___ COLLECTED DATA

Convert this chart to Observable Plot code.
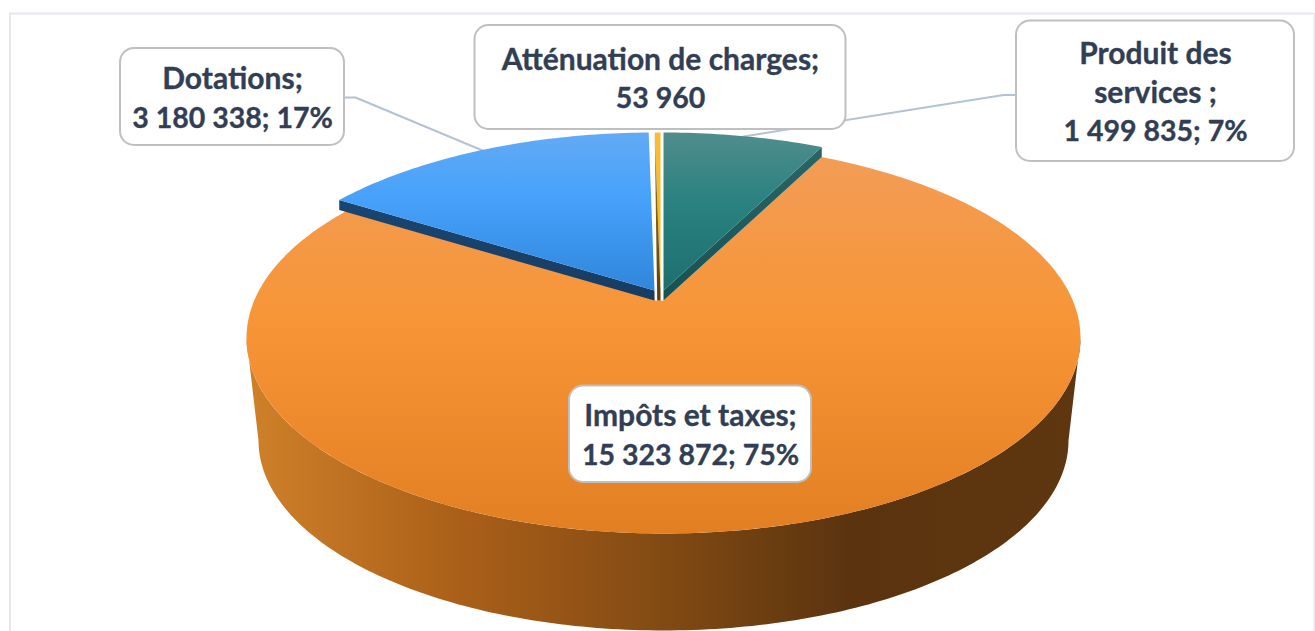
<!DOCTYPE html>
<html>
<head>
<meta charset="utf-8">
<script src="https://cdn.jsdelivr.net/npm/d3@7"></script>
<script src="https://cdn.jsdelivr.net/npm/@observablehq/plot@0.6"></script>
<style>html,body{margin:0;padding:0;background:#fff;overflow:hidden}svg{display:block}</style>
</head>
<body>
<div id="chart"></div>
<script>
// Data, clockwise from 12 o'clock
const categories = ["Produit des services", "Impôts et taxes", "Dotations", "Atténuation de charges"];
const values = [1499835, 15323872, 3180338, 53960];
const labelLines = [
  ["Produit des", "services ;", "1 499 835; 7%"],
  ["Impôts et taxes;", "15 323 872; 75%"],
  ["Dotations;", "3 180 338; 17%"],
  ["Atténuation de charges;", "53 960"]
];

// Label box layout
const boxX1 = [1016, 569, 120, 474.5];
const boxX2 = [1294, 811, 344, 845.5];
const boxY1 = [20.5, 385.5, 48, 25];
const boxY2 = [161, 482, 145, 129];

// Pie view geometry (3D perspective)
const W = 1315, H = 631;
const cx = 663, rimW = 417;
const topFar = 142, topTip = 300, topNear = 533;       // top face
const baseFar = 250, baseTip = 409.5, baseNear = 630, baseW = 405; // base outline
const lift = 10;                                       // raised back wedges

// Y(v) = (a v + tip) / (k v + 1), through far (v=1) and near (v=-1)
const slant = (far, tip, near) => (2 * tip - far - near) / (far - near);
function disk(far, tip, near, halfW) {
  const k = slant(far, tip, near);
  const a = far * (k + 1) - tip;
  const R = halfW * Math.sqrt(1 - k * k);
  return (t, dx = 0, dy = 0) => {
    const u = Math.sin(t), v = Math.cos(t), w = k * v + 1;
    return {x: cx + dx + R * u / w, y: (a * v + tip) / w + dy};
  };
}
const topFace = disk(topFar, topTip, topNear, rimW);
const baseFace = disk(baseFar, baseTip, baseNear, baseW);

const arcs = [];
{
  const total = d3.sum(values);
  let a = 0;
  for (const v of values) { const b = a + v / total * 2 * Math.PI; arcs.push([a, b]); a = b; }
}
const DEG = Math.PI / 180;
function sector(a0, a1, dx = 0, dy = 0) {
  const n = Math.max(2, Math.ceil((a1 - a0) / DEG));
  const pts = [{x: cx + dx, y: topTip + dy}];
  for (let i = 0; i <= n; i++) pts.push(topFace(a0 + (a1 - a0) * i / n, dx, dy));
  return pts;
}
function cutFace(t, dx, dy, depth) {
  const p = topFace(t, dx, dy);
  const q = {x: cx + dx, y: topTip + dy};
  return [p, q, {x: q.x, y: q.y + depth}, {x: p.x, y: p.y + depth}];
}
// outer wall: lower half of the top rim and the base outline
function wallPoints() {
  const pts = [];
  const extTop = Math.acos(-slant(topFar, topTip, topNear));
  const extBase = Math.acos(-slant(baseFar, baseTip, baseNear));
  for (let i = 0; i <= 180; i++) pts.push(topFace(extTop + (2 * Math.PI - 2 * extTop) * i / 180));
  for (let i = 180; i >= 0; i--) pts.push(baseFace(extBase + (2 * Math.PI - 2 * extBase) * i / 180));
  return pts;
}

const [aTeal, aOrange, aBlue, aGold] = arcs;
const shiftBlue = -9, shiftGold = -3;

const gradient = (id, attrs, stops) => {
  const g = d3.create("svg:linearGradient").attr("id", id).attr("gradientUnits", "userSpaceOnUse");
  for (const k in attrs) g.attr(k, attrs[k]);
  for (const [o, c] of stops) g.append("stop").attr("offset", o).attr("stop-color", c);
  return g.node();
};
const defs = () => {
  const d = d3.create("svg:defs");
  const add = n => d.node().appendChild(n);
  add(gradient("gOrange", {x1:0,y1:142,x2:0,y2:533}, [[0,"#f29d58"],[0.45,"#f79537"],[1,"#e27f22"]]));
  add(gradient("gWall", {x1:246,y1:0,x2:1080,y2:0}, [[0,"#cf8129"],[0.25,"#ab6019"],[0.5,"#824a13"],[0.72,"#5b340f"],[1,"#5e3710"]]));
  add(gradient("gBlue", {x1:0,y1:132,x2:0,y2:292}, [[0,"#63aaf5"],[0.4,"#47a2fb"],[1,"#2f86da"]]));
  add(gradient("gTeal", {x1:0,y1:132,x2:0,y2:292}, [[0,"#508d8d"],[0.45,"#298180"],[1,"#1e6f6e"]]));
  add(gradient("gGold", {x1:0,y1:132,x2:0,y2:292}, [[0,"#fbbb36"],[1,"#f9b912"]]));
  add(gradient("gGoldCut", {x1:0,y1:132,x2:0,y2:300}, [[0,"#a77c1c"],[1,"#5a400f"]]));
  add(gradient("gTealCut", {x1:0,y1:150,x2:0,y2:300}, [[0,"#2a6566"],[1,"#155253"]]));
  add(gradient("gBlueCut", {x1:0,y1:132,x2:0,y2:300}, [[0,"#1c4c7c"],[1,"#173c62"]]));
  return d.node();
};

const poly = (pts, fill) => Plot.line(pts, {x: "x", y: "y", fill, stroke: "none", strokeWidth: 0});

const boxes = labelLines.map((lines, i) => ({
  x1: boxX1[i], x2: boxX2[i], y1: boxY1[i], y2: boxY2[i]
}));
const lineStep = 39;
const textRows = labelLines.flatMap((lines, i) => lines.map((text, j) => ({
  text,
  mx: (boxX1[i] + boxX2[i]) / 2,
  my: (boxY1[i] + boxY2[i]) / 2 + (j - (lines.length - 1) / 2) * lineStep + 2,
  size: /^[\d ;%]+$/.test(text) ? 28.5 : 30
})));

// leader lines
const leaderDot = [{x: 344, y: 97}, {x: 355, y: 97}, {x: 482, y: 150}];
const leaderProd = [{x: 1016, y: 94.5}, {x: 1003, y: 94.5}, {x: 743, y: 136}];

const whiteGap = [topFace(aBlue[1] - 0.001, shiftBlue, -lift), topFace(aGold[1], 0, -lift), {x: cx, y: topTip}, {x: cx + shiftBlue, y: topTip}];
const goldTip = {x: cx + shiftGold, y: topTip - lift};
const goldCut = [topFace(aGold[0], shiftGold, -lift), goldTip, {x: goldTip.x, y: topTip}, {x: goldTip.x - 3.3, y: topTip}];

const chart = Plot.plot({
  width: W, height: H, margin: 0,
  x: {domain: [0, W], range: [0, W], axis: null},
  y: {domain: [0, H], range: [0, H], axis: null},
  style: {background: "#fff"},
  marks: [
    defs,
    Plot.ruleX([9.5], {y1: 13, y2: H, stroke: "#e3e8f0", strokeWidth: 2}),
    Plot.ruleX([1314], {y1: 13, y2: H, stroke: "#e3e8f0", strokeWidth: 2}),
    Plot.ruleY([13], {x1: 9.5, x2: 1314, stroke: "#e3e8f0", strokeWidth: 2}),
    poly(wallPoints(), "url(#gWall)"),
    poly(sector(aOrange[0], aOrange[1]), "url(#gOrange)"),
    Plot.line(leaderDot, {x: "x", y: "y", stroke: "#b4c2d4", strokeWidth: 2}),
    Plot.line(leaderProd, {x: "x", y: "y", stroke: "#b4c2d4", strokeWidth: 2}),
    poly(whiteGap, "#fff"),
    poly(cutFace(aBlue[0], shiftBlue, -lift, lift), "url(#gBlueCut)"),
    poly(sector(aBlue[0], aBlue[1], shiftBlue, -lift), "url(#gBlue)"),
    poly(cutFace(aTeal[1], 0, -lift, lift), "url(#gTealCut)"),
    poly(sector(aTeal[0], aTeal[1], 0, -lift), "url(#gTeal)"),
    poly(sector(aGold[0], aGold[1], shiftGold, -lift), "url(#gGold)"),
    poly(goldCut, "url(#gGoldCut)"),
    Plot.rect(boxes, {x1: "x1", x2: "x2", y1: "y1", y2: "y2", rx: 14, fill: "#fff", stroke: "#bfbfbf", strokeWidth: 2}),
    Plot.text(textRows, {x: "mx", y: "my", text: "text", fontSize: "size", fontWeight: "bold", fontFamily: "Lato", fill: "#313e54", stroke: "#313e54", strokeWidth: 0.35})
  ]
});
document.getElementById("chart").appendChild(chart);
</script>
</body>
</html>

______

EXERCISE PROMPT: Copy nothing but the lines from the top of the material through the line holding "const boxY2 = [161, 482, 145, 129];", exactly as written; omit pictures.

TASK RESULT:
Convert this chart to Observable Plot code.
<!DOCTYPE html>
<html>
<head>
<meta charset="utf-8">
<script src="https://cdn.jsdelivr.net/npm/d3@7"></script>
<script src="https://cdn.jsdelivr.net/npm/@observablehq/plot@0.6"></script>
<style>html,body{margin:0;padding:0;background:#fff;overflow:hidden}svg{display:block}</style>
</head>
<body>
<div id="chart"></div>
<script>
// Data, clockwise from 12 o'clock
const categories = ["Produit des services", "Impôts et taxes", "Dotations", "Atténuation de charges"];
const values = [1499835, 15323872, 3180338, 53960];
const labelLines = [
  ["Produit des", "services ;", "1 499 835; 7%"],
  ["Impôts et taxes;", "15 323 872; 75%"],
  ["Dotations;", "3 180 338; 17%"],
  ["Atténuation de charges;", "53 960"]
];

// Label box layout
const boxX1 = [1016, 569, 120, 474.5];
const boxX2 = [1294, 811, 344, 845.5];
const boxY1 = [20.5, 385.5, 48, 25];
const boxY2 = [161, 482, 145, 129];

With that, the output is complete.